Rape or consent? Effects of the new rape legislation on legal reasoning and practice
Short description
The Swedish rape legislation reform in 2017 adopted a requirement of voluntariness (“consent”). This project studies the new legislation and its impact on institutionalised legal culture, by focusing on the emotive-cognitive reasoning and practice of legal professionals. How do legal actors reason about the application of the new law? How does the law affect trial procedures in practice? How do judges operate the new legislation when writing judgements: what perceptions and assessments about voluntariness, gender and sexuality are represented?
We follow 16 cases of rape in district court and the appeals court.
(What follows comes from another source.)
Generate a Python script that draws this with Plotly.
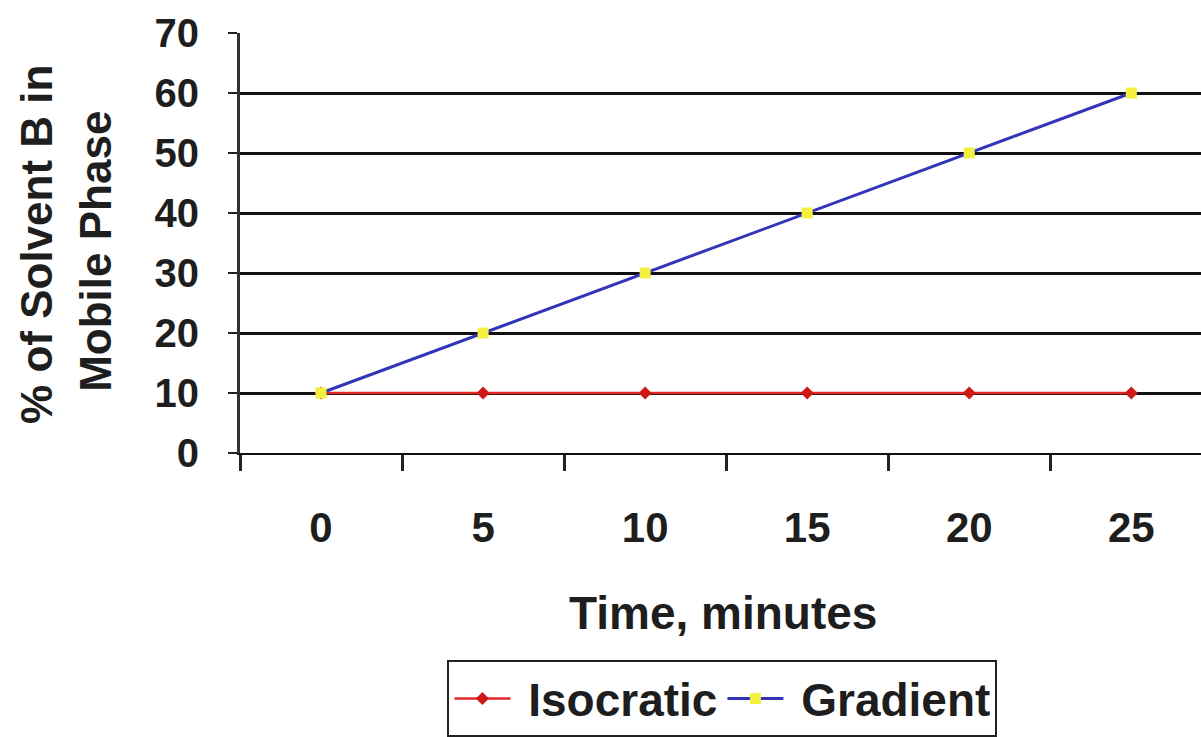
import plotly.graph_objects as go

# Solvent programme over time
time_min = ["0", "5", "10", "15", "20", "25"]
isocratic = [10, 10, 10, 10, 10, 10]
gradient = [10, 20, 30, 40, 50, 60]
y_ticks = [0, 10, 20, 30, 40, 50, 60, 70]

FONT = "Liberation Sans, Arial, sans-serif"
INK = "#1e1e1e"
LEAD = "\u00a0"  # small gap between legend symbol and label

fig = go.Figure()

fig.add_trace(go.Scatter(
    x=time_min, y=isocratic, name=LEAD + "Isocratic",
    mode="lines+markers",
    line=dict(color="#e02828", width=2.5),
    marker=dict(symbol="diamond", size=10, color="#d01818"),
))
fig.add_trace(go.Scatter(
    x=time_min, y=gradient, name=LEAD + "Gradient",
    mode="lines+markers",
    line=dict(color="#3434b8", width=3),
    marker=dict(symbol="square", size=11, color="#f4f040"),
))

fig.update_layout(
    width=1201, height=737,
    margin=dict(l=240, r=0, t=33, b=276),
    paper_bgcolor="white", plot_bgcolor="white",
    font=dict(family=FONT, color=INK),
    showlegend=True,
    legend=dict(
        orientation="h",
        x=0.502, xanchor="center", xref="paper",
        y=-0.493, yanchor="top", yref="paper",
        bgcolor="white", bordercolor="#222", borderwidth=2,
        font=dict(family=FONT, size=46, color=INK, weight="bold"),
        itemwidth=56,
    ),
    xaxis=dict(
        type="category",
        range=[-0.5, 5.43],
        tickson="boundaries",
        ticks="outside", ticklen=16, tickwidth=3, tickcolor="#222",
        showline=True, linecolor="#111", linewidth=2,
        showgrid=False,
        tickfont=dict(family=FONT, size=42, color=INK, weight="bold"),
        ticklabelstandoff=37,
        fixedrange=True,
    ),
    yaxis=dict(
        range=[0, 70],
        tickvals=y_ticks,
        ticks="outside", ticklen=9, tickwidth=2, tickcolor="#222",
        showline=True, linecolor="#333", linewidth=3,
        showgrid=True, gridcolor="#111", gridwidth=2.5,
        zeroline=False,
        tickfont=dict(family=FONT, size=40, color=INK, weight="bold"),
        ticklabelstandoff=21,
    ),
    annotations=[
        dict(text="Time, minutes", xref="paper", yref="paper",
             x=0.503, y=-0.38, xanchor="center", yanchor="middle",
             showarrow=False,
             font=dict(family=FONT, size=46, color=INK, weight="bold")),
        dict(text="% of Solvent B in", xref="paper", yref="paper",
             x=-0.212, y=0.496, xanchor="center", yanchor="middle",
             textangle=-90, showarrow=False,
             font=dict(family=FONT, size=44, color=INK, weight="bold")),
        dict(text="Mobile Phase", xref="paper", yref="paper",
             x=-0.150, y=0.481, xanchor="center", yanchor="middle",
             textangle=-90, showarrow=False,
             font=dict(family=FONT, size=44, color=INK, weight="bold")),
    ],
)

fig.write_html("out.html")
Legal actors are interviewed and shadowed, trials are observed, written judgements are analysed. The project enhances the knowledge of legal discrimination as part of how processes of silencing emotions interact with gendered power structures. It contributes to developing the emotive-cognitive reflexivity of legal professionals regarding tacit norms and routinized behaviour. This is important in order to further strengthen the legitimacy of the legal system.
Publications
Lisa Wallin, Sara Uhnoo, Åsa Wettergren & Moa Bladini (2021) Capricious credibility – legal assessments of voluntariness in Swedish negligent rape judgements, Nordic Journal of Criminology, 22:1, 3-22
Bladini, M., & Svedberg Andersson, W. (2021). Swedish rape legislation from use of force to voluntariness - critical reflections from an everyday life perspective. Bergen Journal of Criminal Law & Criminal Justice, 8(2), 31.
Bladini, M. Uhnoo S. & Wettergren Å. (2023) 'It sounds like lived experience. On empathy in rape trials' i International Journal of Law, Crime and Justice 72, 1-14, 100575.
Uhnoo, S. Bladini M. & Wettergren, Å. (2023) Negotioating access, in Flower, L., & Klosterkamp, S. (Red.) Courtroom Ethnography: Exploring contemporary fieldwork, approaches and challenges. Palgrave Macmillan.